A daunting sign of the times has risen at Columbus Circle, the southern gateway to the Upper West Side: the newly constructed Time Warner Center, a glass-sheathed monument to 21st-century one-stop shopping, appropriately staked across from Merchant's Gate at the southwest corner of Central Park. Within 80 stories and two towers are more than 40 renowned retail shops; several expensive destination restaurants; the lavish Mandarin Oriental hotel and spa; CNN studios; performance halls for Jazz at Lincoln Center; luxurious condominiums; and a subterranean Whole Foods Market.

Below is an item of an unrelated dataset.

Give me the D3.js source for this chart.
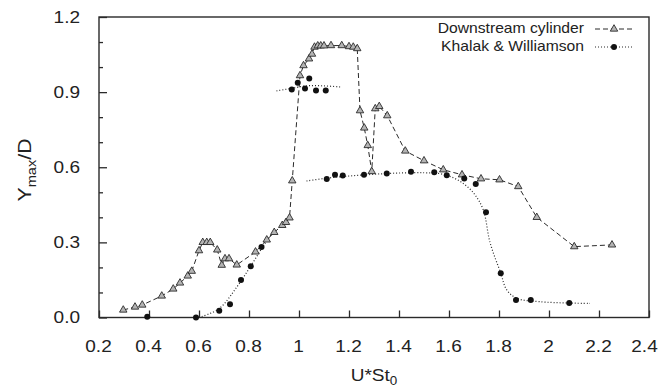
<!DOCTYPE html>
<html>
<head>
<meta charset="utf-8">
<script src="https://cdn.jsdelivr.net/npm/d3@7"></script>
<style>
  body { margin: 0; background: #fff; }
  svg { font-family: "Liberation Sans", Arial, sans-serif; }
</style>
</head>
<body>
<svg id="chart" width="660" height="391"></svg>
<script>
// Downstream cylinder response, [U*St0, Ymax/D]
const cylinder = [
  [0.297, 0.03], [0.344, 0.042], [0.373, 0.05], [0.451, 0.086], [0.497, 0.114],
  [0.524, 0.138], [0.555, 0.166], [0.571, 0.185], [0.6, 0.267], [0.615, 0.3],
  [0.631, 0.3], [0.645, 0.3], [0.673, 0.27], [0.691, 0.209], [0.704, 0.235],
  [0.72, 0.235], [0.751, 0.21], [0.826, 0.262], [0.871, 0.31], [0.901, 0.34],
  [0.933, 0.368], [0.948, 0.38], [0.962, 0.398], [0.973, 0.546], [1.004, 0.966],
  [1.018, 1.006], [1.04, 1.033], [1.052, 1.052], [1.062, 1.08], [1.075, 1.085],
  [1.087, 1.085], [1.1, 1.085], [1.128, 1.086], [1.171, 1.086], [1.2, 1.082],
  [1.217, 1.08], [1.233, 1.074], [1.244, 0.826], [1.261, 0.757], [1.275, 0.687],
  [1.291, 0.583], [1.305, 0.834], [1.321, 0.843], [1.353, 0.806], [1.425, 0.665],
  [1.5, 0.626], [1.577, 0.59], [1.652, 0.57], [1.728, 0.554], [1.802, 0.55],
  [1.877, 0.523], [1.951, 0.4], [2.101, 0.283], [2.252, 0.29]
];

// Khalak & Williamson measurements
const khalak = [
  [0.393, 0.003], [0.588, 0.0], [0.681, 0.027], [0.724, 0.053], [0.768, 0.15],
  [0.807, 0.205], [0.85, 0.282], [0.971, 0.91], [0.995, 0.937], [1.024, 0.914],
  [1.041, 0.954], [1.068, 0.906], [1.107, 0.906], [1.111, 0.553], [1.144, 0.57],
  [1.175, 0.567], [1.26, 0.57], [1.351, 0.575], [1.448, 0.582], [1.541, 0.58],
  [1.591, 0.568], [1.661, 0.555], [1.707, 0.533], [1.748, 0.42], [1.807, 0.177],
  [1.868, 0.07], [1.927, 0.07], [2.081, 0.058]
];

// dotted fit curves through the Khalak & Williamson branches
const fitInitial = [[0.6, 0.0], [0.68, 0.035], [0.75, 0.12], [0.81, 0.21], [0.86, 0.29], [0.9, 0.345]];
const fitUpper = [[0.91, 0.905], [0.97, 0.915], [1.03, 0.925], [1.1, 0.925], [1.17, 0.92]];
const fitLower = [
  [1.03, 0.545], [1.1, 0.555], [1.2, 0.565], [1.3, 0.572], [1.4, 0.577], [1.5, 0.578],
  [1.56, 0.575], [1.6, 0.565], [1.65, 0.54], [1.7, 0.495], [1.737, 0.43], [1.764, 0.3],
  [1.807, 0.177], [1.831, 0.11], [1.871, 0.077], [1.964, 0.063], [2.164, 0.056]
];

const xTicks = [0.2, 0.4, 0.6, 0.8, 1, 1.2, 1.4, 1.6, 1.8, 2, 2.2, 2.4];
const xTickLabels = ["0.2", "0.4", "0.6", "0.8", "1", "1.2", "1.4", "1.6", "1.8", "2", "2.2", "2.4"];
const yTicks = [0, 0.3, 0.6, 0.9, 1.2];
const yTickLabels = ["0.0", "0.3", "0.6", "0.9", "1.2"];
const yMinorTicks = [0.1, 0.2, 0.4, 0.5, 0.7, 0.8, 1.0, 1.1];

const legendLabels = ["Downstream cylinder", "Khalak & Williamson"];

const ink = "#2a2a2a";
const sx = 1.12; // the source text is a little wide

const svg = d3.select("#chart");

const x = d3.scaleLinear().domain([0.2, 2.4]).range([99, 649]);
const y = d3.scaleLinear().domain([0, 1.2]).range([317.5, 17]);

// frame
svg.append("rect")
  .attr("x", x(0.2)).attr("y", y(1.2))
  .attr("width", x(2.4) - x(0.2)).attr("height", y(0) - y(1.2))
  .attr("fill", "none").attr("stroke", ink).attr("stroke-width", 1.4);

function styleAxis(g) {
  g.select(".domain").remove();
  g.attr("font-family", null).attr("font-size", null);
  g.selectAll("line").attr("stroke", ink).attr("stroke-width", 1.3);
  g.selectAll("text").attr("fill", "#222").style("font-size", "17px");
}

svg.append("g")
  .attr("transform", `translate(0,${y(0)})`)
  .call(d3.axisBottom(x).tickValues(xTicks).tickSize(-7).tickFormat((d, i) => xTickLabels[i]))
  .call(styleAxis)
  .call((g) => g.selectAll("text")
    .attr("y", 35).attr("dy", null)
    .attr("x", (d) => (d == 2.4 ? -5 : -1) / sx)
    .attr("transform", `scale(${sx},1)`));

svg.append("g")
  .attr("transform", `translate(${x(0.2)},0)`)
  .call(d3.axisLeft(y).tickValues(yMinorTicks).tickSize(-4).tickFormat(""))
  .call(styleAxis);

svg.append("g")
  .attr("transform", `translate(${x(0.2)},0)`)
  .call(d3.axisLeft(y).tickValues(yTicks).tickSize(-8).tickFormat((d, i) => yTickLabels[i]))
  .call(styleAxis)
  .call((g) => g.selectAll("text").attr("x", -19 / sx).attr("transform", `scale(${sx},1)`));

// axis titles
const xt = svg.append("text")
  .attr("transform", `translate(374,381) scale(${sx},1)`)
  .attr("text-anchor", "middle").attr("fill", "#222").style("font-size", "17px");
xt.append("tspan").text("U*St");
xt.append("tspan").attr("dy", 4).style("font-size", "12px").text("0");

const yt = svg.append("text")
  .attr("transform", "translate(31,170) rotate(-90) scale(1.12,1)")
  .attr("text-anchor", "middle").attr("fill", "#222").style("font-size", "19px");
yt.append("tspan").text("Y");
yt.append("tspan").attr("dy", 5).style("font-size", "13px").text("max");
yt.append("tspan").attr("dy", -5).text("/D");

// lines
const line = d3.line().x((d) => x(d[0])).y((d) => y(d[1]));
const smooth = d3.line().x((d) => x(d[0])).y((d) => y(d[1])).curve(d3.curveCatmullRom);

svg.append("path").datum(cylinder).attr("d", line)
  .attr("fill", "none").attr("stroke", ink).attr("stroke-width", 1).attr("stroke-dasharray", "5,3");

[fitInitial, fitUpper, fitLower].forEach((fit) => {
  svg.append("path").datum(fit).attr("d", smooth)
    .attr("fill", "none").attr("stroke", ink).attr("stroke-width", 1.2).attr("stroke-dasharray", "1,2");
});

// markers
const tri = d3.symbol(d3.symbolTriangle, 24);
svg.append("g").selectAll("path").data(cylinder).join("path")
  .attr("d", tri)
  .attr("transform", (d) => `translate(${x(d[0])},${y(d[1])})`)
  .attr("fill", "#b4b4b4").attr("stroke", ink).attr("stroke-width", 0.9);

svg.append("g").selectAll("circle").data(khalak).join("circle")
  .attr("cx", (d) => x(d[0])).attr("cy", (d) => y(d[1])).attr("r", 3)
  .attr("fill", "#111");

// legend
const legend = svg.append("g");
legendLabels.forEach((label, i) => {
  const ly = 29 + i * 18;
  legend.append("text")
    .attr("transform", `translate(584,${ly + 4}) scale(1.12,1)`)
    .attr("text-anchor", "end").attr("fill", "#222").style("font-size", "14px")
    .text(label);
  legend.append("line")
    .attr("x1", 595).attr("x2", 633).attr("y1", ly).attr("y2", ly)
    .attr("stroke", ink)
    .attr("stroke-width", i ? 1.2 : 1)
    .attr("stroke-dasharray", i ? "1,2" : "5,3");
  if (i == 0) {
    legend.append("path").attr("d", tri).attr("transform", `translate(614,${ly})`)
      .attr("fill", "#b4b4b4").attr("stroke", ink).attr("stroke-width", 0.9);
  } else {
    legend.append("circle").attr("cx", 614).attr("cy", ly).attr("r", 3).attr("fill", "#111");
  }
});
</script>
</body>
</html>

It's not a mall, insists Kenneth A. Himmel, president and chief executive of Related Urban Development, one of the center's investors and a leading figure in mixed-use construction. "The word 'mall' takes on the feeling of a very large, very antiseptic, almost tomblike experience," he says. "It is the most anti-urban experience. . . . I've never done a mall."
Some residents and visitors beg to differ, though. "Manhattan has become one big mall," sighs David Lenin, a SoHo resident on his first visit to the center. His wife, Jana, surveys the marble floors in the first-floor galleria and the second-largest Williams-Sonoma in the country and adds, "This feels very touristy to me." In fact few people have come to the center to actually shop on this particular day. Many have come just to check it out, or to take in the sweeping views of Central Park's treetop hills and the carriage ponies queuing along the 59th Street corridor stretching all the way to the East River, which can be seen through the building's glass facade from second-floor lounge chairs.
But Allan Pollack sees something positive through his purple-tinted sunglasses. A shock of teased blond hair, he stands in the doorway of his flamboyant retro fashion shop, Allan & Suzi, on Amsterdam Avenue, and says, "The Upper West Side is becoming the new downtown. The mall is bringing people here. My business has been great -- more than ever."